K.V- With your myth-making you are sharing your knowledge of a man’s past, as though you were responsible for preserving and finally exhibiting his personal archive. By this choice you are undermining, at least theoretically, your own quality of creator, since the executor of the work is K. Tchtatelnikov himself and, in a few cases, Bozov. Apart from the special circumstances of the concept of the group, which demand distancing as a technique for better utilisation of the narrative, might there also be other reasons for this?
Stephanos Kamaris, "Klement Tchtatelnikov – Tchtatelnikov Square Model", 1/15 scale, circa 1929 (30x35x40 cm)
S.K -All right, I think this undermining is quite theoretical, as you say. But I must admit that I felt quite strange when, in one of the first versions of Klement Tchtatelnikov’s self-portrait after the gulag - the door with many eyes - I signed with his initials at the bottom… The initials have now been removed, though for aesthetic reasons. Certainly the answer requires a lot of psychoanalysis… Because it’s not the first time I’ve done something like this, and it can’t just be chance. As I told you before, I used to work - as a complete amateur - on comics.

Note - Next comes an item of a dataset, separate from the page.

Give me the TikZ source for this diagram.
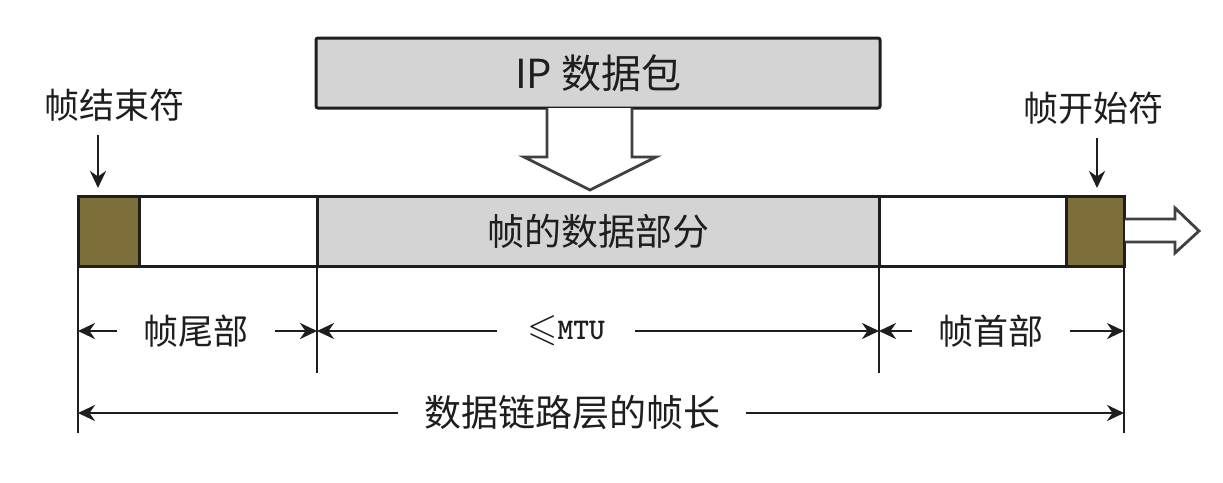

The technical part of my degree dissertation at the School of Fine Arts in Italy was entitled “The signature of Matthew Longthroat”. It was the story of a failed (at least until the final page, when things are reversed) artist, who was ashamed to sign his works, and who, whenever he did, quickly regretted it and erased his signature. I am very emotionally attached to this story, particularly the last panel. Later I also tried to write a novel, which I abandoned after some time. The hero was, again, a painter, but a relatively well-known one - as opposed to the previous hero. The plot, of course, was rather far-fetched - the painter had three secret pseudonyms (and identities), and a younger half-sister (with whom he had of course lost touch), who knew one of them because the hero had used it in the paintings he used to draw for her when they were both small. Things were so twisted that another, fourth identity of the hero was that of an art critic who constantly abused him in his reviews... So I think all this could do with psychoanalysis. It must be some sort of persecution complex. Perhaps I’m trying, out of fear or embarrassment, to find a somewhat safe point between creation and criticism, although these concepts are peculiarly relative and mutually inclusive to some degree in each case...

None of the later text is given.